1. First, build an experimental circuit to detect the soil moisture value.
2. After completing the circuit connection, let’s build the water cycle model together.
Soil Moisture Value Table:
Soil Moisture referable data:
Through the experimental data, we can know that although the moisture of the soil does not change much, the value is still generally getting higher.
In the water cycle model we created, we can clearly see that under the heating of the sun, the plastic box is full of water vapor. This is because the water in the "lake" evaporates into the air. When the water in the air increases, encountering the cold ice cubes on the plastic wrap, it will condense together and turn into small droplets, and then drop into the soil. Is this similar to the process of rain?
By the same token, in nature, the heat of the sun will cause the water on the sea surface to evaporate into the air, and it will condense in the sky and form clouds. With more and more small droplets in the clouds, rain will form and fall on the ground, flow into the river, and eventually part of the water return to the ocean. This is the water cycle!
Through experiments, we have a general understanding of the water cycle among the ocean, air and land. Let’s get to learn the water cycle between water and nature together!
We all know that when water freezes, it turns into ice, and boiling water will evaporate into water vapor. In physics, ice is called solid water, water vapor is called gaseous water, and normal water is called liquid water. The three forms of water are composed of individual water molecules with different distances between the molecules.
The distance between the water molecules of ice is large, and the water molecules combine with each other and hardly move, so the shape of ice is fixed. The distance between the water molecules of liquid water is small, and the water molecules can move freely, so the liquid water can become various shapes. Water vapor has the largest distance between water molecules, the water molecules move so fast that the human eye can’t see the water vapor.
We can see the white steam on the boiling kettle mouth, because the water vapor is cooled by the surrounding air and turned into small droplets.
Due to the three types of changes of water form, the water in nature can circulate continuously.
The heat of solar radiation evaporates a large amount of water from the sea, lakes, rivers and land, turning into water vapor and moving into the air.
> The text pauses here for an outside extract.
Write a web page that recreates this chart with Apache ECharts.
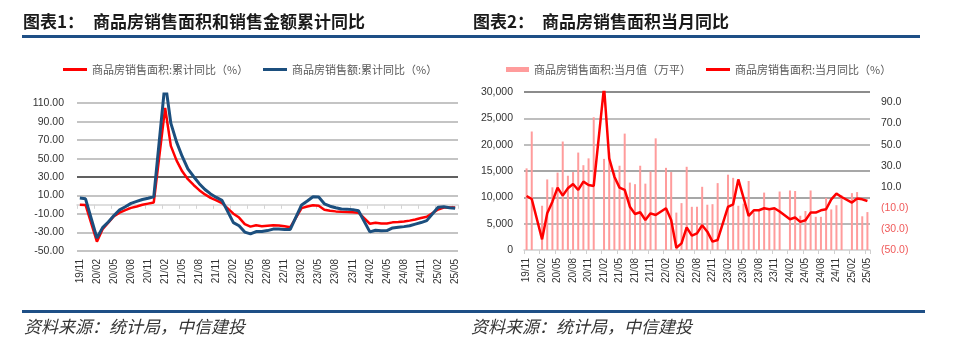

When the water vapor in the air encounters cold temperature, it will turn into a cloud, and more and more water droplets in the cloud will fall to the ground as rain or snow. The rainwater that falls on the ground may evaporate again, or it may be transformed into groundwater, soil water and surface runoff, and eventually part of the water returns to the ocean, thus a natural cycle is formed.
The water cycle drives the interaction among the lithosphere, biosphere, hydrosphere, and atmosphere on the earth, and is the "tie" that connects the earth’s circles and various water forms.
The water cycle is a "regulator", it regulates the energy among the various layers of the earth, and plays an important role in the change of cold and warm climate. The water cycle is the "sculptor", which shapes the colorful surface forms through erosion, transportation and accumulation. The water cycle is the "conveyor belt", it is the powerful driving force and main carrier of the surface material migration. More importantly, through the water cycle, the ocean continuously delivers fresh water to the land, supplementing and renewing fresh water resources on the land, thus making water a renewable resource.
In this project, we started from "where does the rain come from, and where does it go?", through a cup of ice water, observed the phenomenon of water movement. Then built a simple water cycle model, explored the formation process of the water cycle, and learned the knowledge of water and water cycle.
The project is going to an end, please remove cables, and put all the BOSON modules back into the kit according to the corresponding position.
1. Water will become larger when it freezes into ice. Why is this? Try to explain from the perspective of water molecules.
2. In autumn and winter mornings, heavy fog often affects our sight. Do you know how the fog is formed?
3. Why do we feel the air more humid in places with many trees?